Manuel Dos Santos, former head of a police immigration unit in East Timor, said three days before the journalists were killed he learned their names were on a list drawn up by an Indonesian hit squad.

Brian Peters, from Bristol, and Malcolm Rennie, from Glasgow, were among five Australian-based journalists killed by Indonesian forces during the invasion of the former Portuguese colony. Their families say the full details of their deaths have never been told. The revelations add to pressure on the British government to hold its own inquiry.

Mr Dos Santos, now living in exile in Portugal, revealed his knowledge of an assassination list to the Indonesian human rights group, Tapol. He had previously told an official Australian inquiry in 1996, which chose not to publish it.

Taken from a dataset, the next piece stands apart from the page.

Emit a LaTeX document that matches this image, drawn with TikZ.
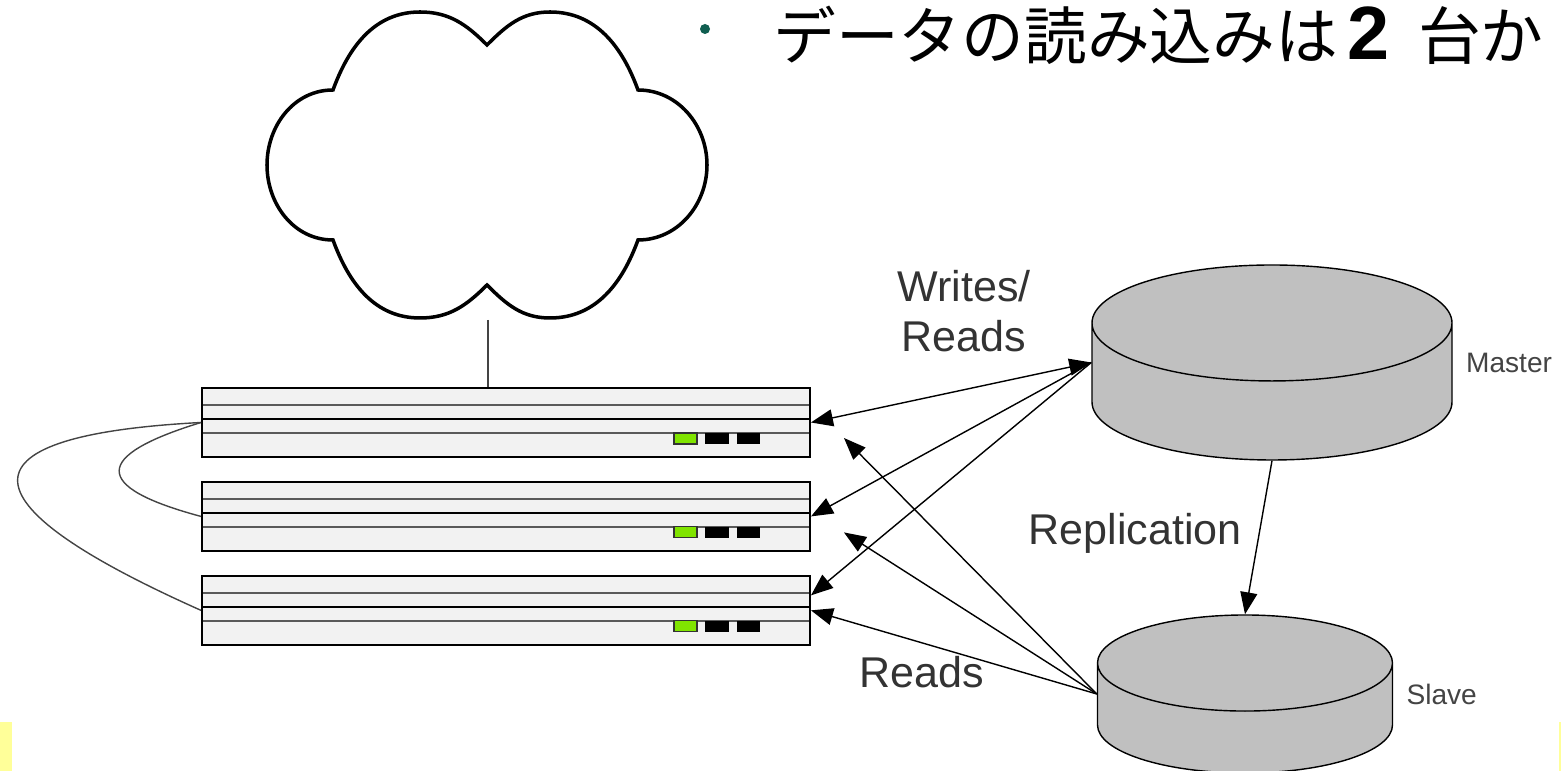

In his latest revelations, he said: "Two or three days before the attack on Balibo, the Indonesians had a list of eight people they wanted to kill in Balibo including the five newsmen. They (the Indonesians) used to listen to Fretelin radio. In one of the reports the Fretelin referred to the newsmen being in Balibo. This was before the attack."

Mr Dos Santos said he was aware of the Indonesians' plans because of his close links to police in West Timor, the neighbouring half of Timor, an island in the east of the Indonesian archipelago.

The five reporters, working for two Australian TV channels, were in Balibo, an East Timorese border town, trying to verify reports that the Indonesians were making armed forays into the former colony against Fretelin - the Timorese freedom fighters who had seized power following Portugal's withdrawal. Indonesia eventually invaded East Timor in a full-scale military operation. Independent observers suggest up to 200,000 of the population have since been killed by the regime.

Earlier this week, it was reported that a separate inquiry carried out by the Australian section of the International Commission of Jurists, found there was a "deliberate intention on the part of the Indonesian military forces' to kill the journalists". It named three senior Indonesian officials - one now a minister in the Habibie government - as being involved. The Sydney Morning Herald also claimed that it had evidence that the Australian embassy in Jakarta knew of the planned invasion three days before it was launched but failed to pass on the information to the journalists.

Last night Brian Peters' sister Maureen Tolfree, who has led a two-decade campaign for information about her brother, said: "The whole thing has made me feel sick for 23 years. It just goes on and on and on - it is so frustrating. Neither the British or the Australian governments will do anything about it." She said she believed that under information-sharing arrangements, if the Australian Embassy knew of the invasion, so would the British.

In his testimony to Australia's Sherman inquiry, Mr Dos Santos also said he spoke to someone who had seen one of the five journalists shot and the bodies of the other four dragged from a hut and dressed in military uniforms.

The British and Australian governments have previously accepted the men died when they were caught in crossfire. Australia is the only Western nation to recognise Indonesia's claim to East Timor.